The premier’s comments come in the wake of a CBC News investigation into workers compensation appeal delays.

“What’s come to light in the last week or so is that the changes that we made haven’t had the impact that should occur,” Davis said.

By law, appeals are supposed to be completed within 60 days of landing at the Workplace, Health, Safety and Compensation Review Division (WHSCRD).

'Just not functionally working'

“We really know that that’s not possible,” the premier said.

Davis said the legislation on the appeal process is “just not functionally working.”

Workers compensation review division NL building CBC

The Workplace, Health, Safety and Compensation Review Division (WHSCRD) handles appeals filed by employers and injured workers. (CBC)

Last year, the province added a full-time chief review commissioner, to address a backlog of cases.

“We need to look at the legislation,” the premier said. “We need to look at how the review division is operating, to find a way, so that it looks after and takes care of the interests of injured workers who wish to file an appeal, in a way that’s as quick as possible and is meaningful and important.
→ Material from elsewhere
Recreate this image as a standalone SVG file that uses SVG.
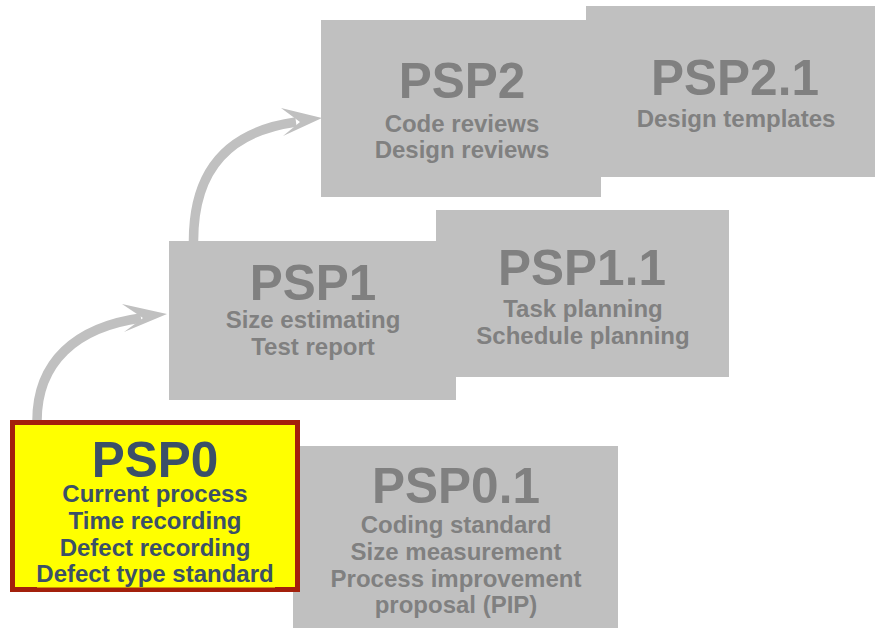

It has to be dealt with in a very comprehensive way.”

Instead of the 60-day time frame mandated by the law, decisions are averaging between six and seven months, according to the WHSCRD.

That’s largely because of delays in convening hearings.

According to a CBC News analysis of WHSCRD data, the 60-day deadline is being met roughly half the time from the date of the hearing to the decision.

'Systemic issue'

Davis says Justice Minister Judy Manning is being unfairly blamed for overall "systemic" issues in the appeals process.

"What is unfortunate in this matter is that these systemic problems with the review division seem to be falling at the feet of Minister Manning," Davis said.

A CBC investigation found that Manning filed no final reports on the 19 files she was assigned during her five months as part-time review commissioner.

“It’s a systemic issue within the division,” Davis said.

“It’s not the fault of any particular review commissioner.”